Un musée virtuel visant à mettre le public au cœur de la démarche à travers des supports didactiques et des décors contextuels permettant ainsi de s’immerger au cœur des cultures camerounaises est développé par le Centre d’Application et de Promotion du Tourisme. Le musée national situé à Yaoundé, qui est un point focal culturel au Cameroun est en rénovation depuis 03 ans, un projet financé par l’Agence Française de Développement à hauteur d’un million d’Euros.
On peut aussi compter l’effort du feu Sultan Ibrahim Mbombo Njoya qui avait constitué un dossier pour inscrire le Nguon comme patrimoine mondial immatériel de l’UNESCO. Mais en décembre 2021, le dossier du festival du « Nguon » du peuple Bamoun en attente à l’UNESCO pour se faire enregistrer et analyser comme patrimoine culturel immatériel, a été retiré de la course. Selon une source du ministère des Arts et de la culture à Jeune Afrique, ce dossier n’avait pas été traité par des experts.
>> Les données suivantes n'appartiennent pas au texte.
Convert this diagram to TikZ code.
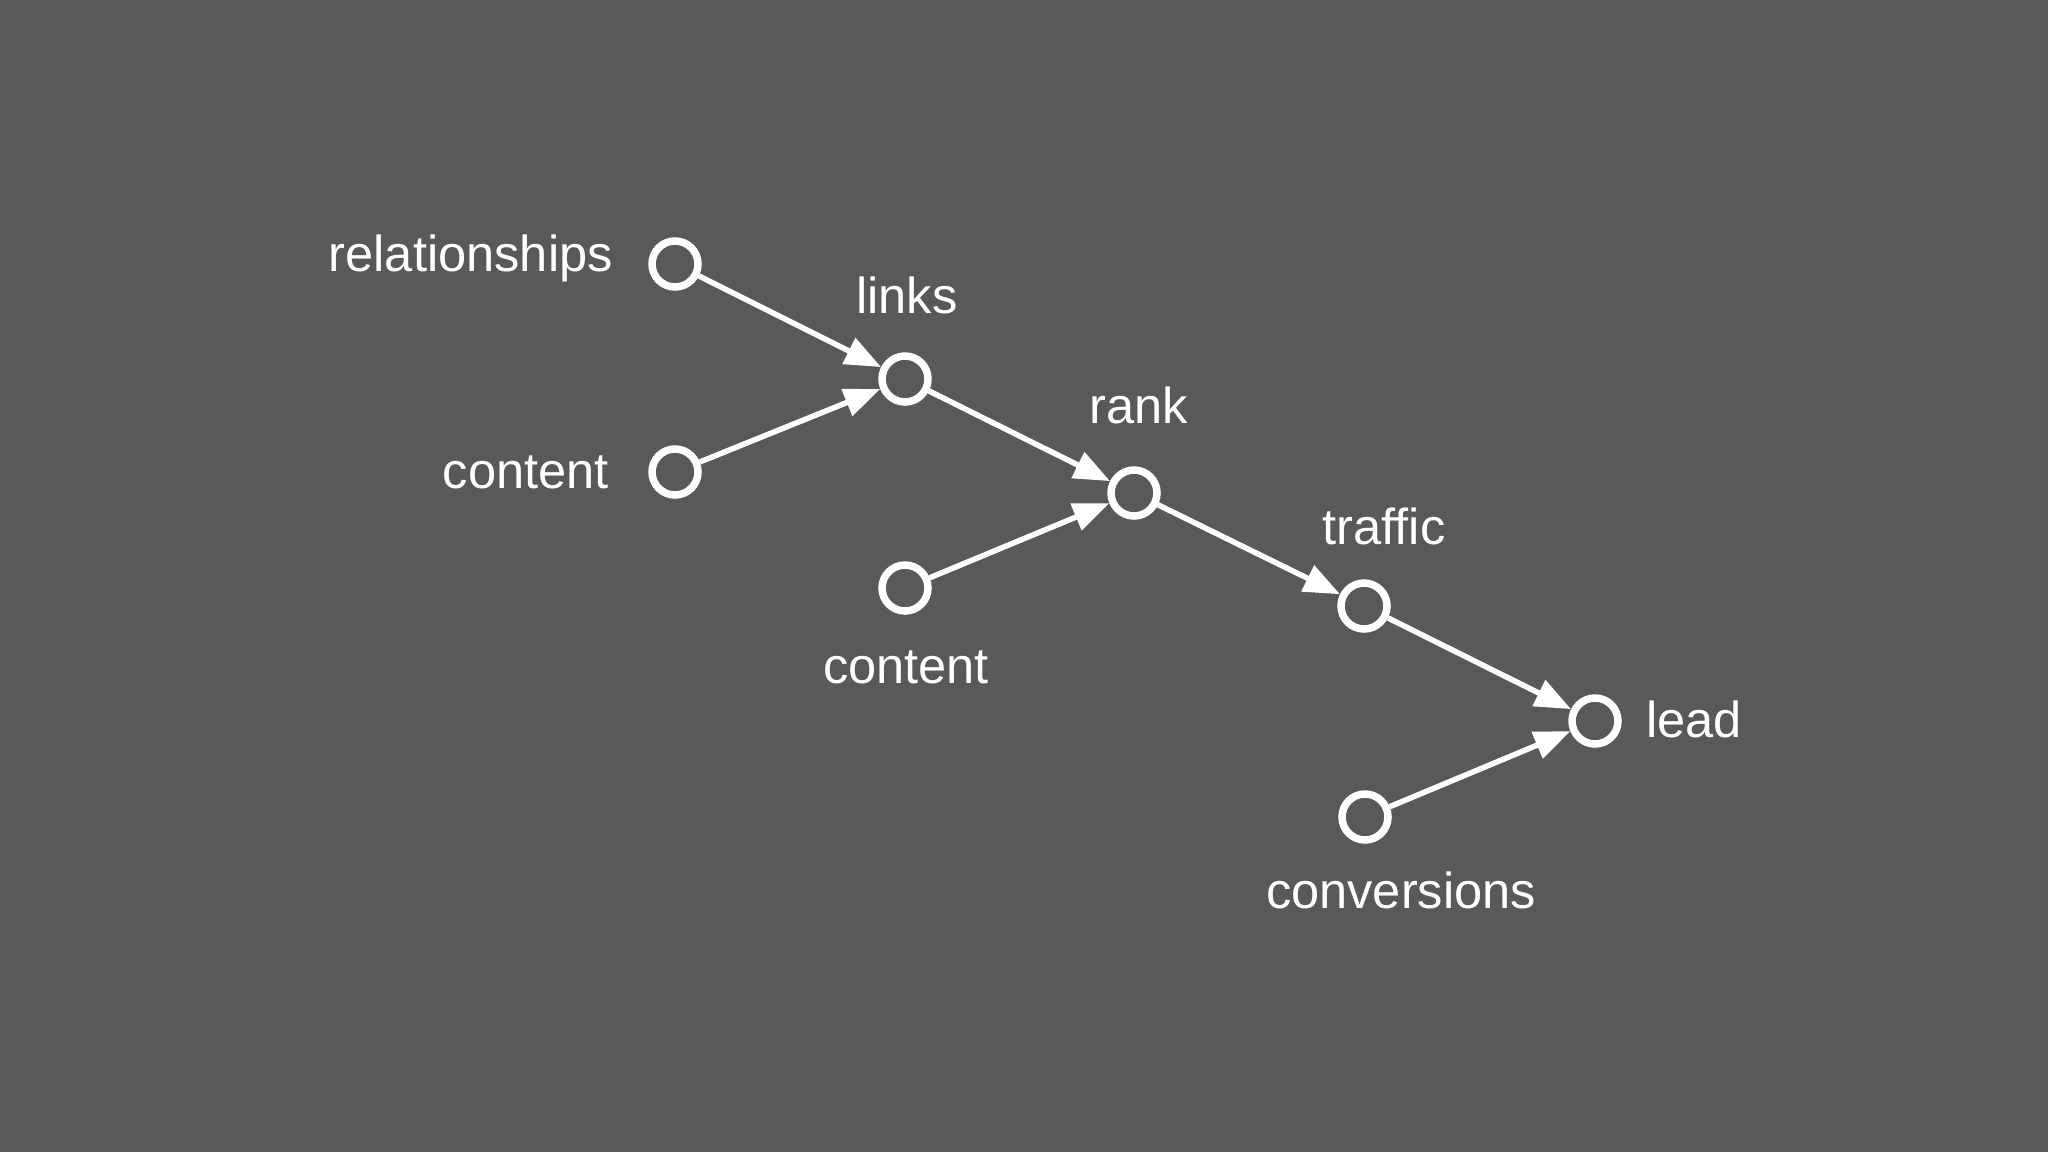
\documentclass[tikz,border=0pt]{standalone}
\usepackage{fontspec}
\setmainfont{Liberation Sans}
\usetikzlibrary{arrows.meta}
\definecolor{bgc}{HTML}{595959}
\begin{document}
\begin{tikzpicture}[x=1pt,y=-1pt,
  dot/.style={circle, draw=white, line width=7.5pt, minimum size=46pt, inner sep=0pt},
  lbl/.style={text=white, font=\fontsize{50.6}{60}\selectfont, inner sep=0pt},
  conn/.style={draw=white, line width=5.5pt, -{Triangle[length=36pt,width=28pt]}}]
\fill[bgc] (0,0) rectangle (2048,1152);
\useasboundingbox (0,0) rectangle (2048,1152);
\node[dot] (rel) at (675,264) {};
\node[dot] (con1) at (675,472) {};
\node[dot] (links) at (905,379) {};
\node[dot] (con2) at (905,588) {};
\node[dot] (rank) at (1134,493) {};
\node[dot] (traffic) at (1364,606) {};
\node[dot] (lead) at (1595,721) {};
\node[dot] (conv) at (1365,817) {};
\node[lbl, anchor=base east] (trel) at (613,271) {relationships};
\node[lbl, anchor=base east] (tcon1) at (609,488) {content};
\node[lbl, anchor=base] (tlinks) at (907,313) {links};
\node[lbl, anchor=base] (trank) at (1139,423) {rank};
\node[lbl, anchor=base] (ttraffic) at (1384,544) {traffic};
\node[lbl, anchor=base] (tcon2) at (906,683) {content};
\node[lbl, anchor=base west] (tlead) at (1646,737) {lead};
\node[lbl, anchor=base] (tconv) at (1401,908) {conversions};
\draw[conn] (rel) -- (links);
\draw[conn] (con1) -- (links);
\draw[conn] (links) -- (rank);
\draw[conn] (con2) -- (rank);
\draw[conn] (rank) -- (traffic);
\draw[conn] (traffic) -- (lead);
\draw[conn] (conv) -- (lead);
\end{tikzpicture}
\end{document}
Le nouveau Sultan des Bamouns, Nabil Njoya, a relancé la procédure en coordination avec le ministère des Arts et de la Culture. Les chefs Sawa du Littoral ont aussi, depuis juin 2021, introduit un dossier pour la sauvegarde du Ngondo au sein de l’instance onusienne. Pour le reste, il s’agit souvent de nombreuses actions privées d’inventaire ou de valorisation de certains sites culturels, coutumes et objets d’art camerounais.
Les efforts du gouvernement restent pour l’heure bien minces et très disparates au vu de la grande quantité de sites touristiques et de biens culturels que regorge le Cameroun. L’espoir de faire du Cameroun une grande nation culturelle et détentrice de nombreux biens culturels reconnus dans le monde entier est encore une utopie.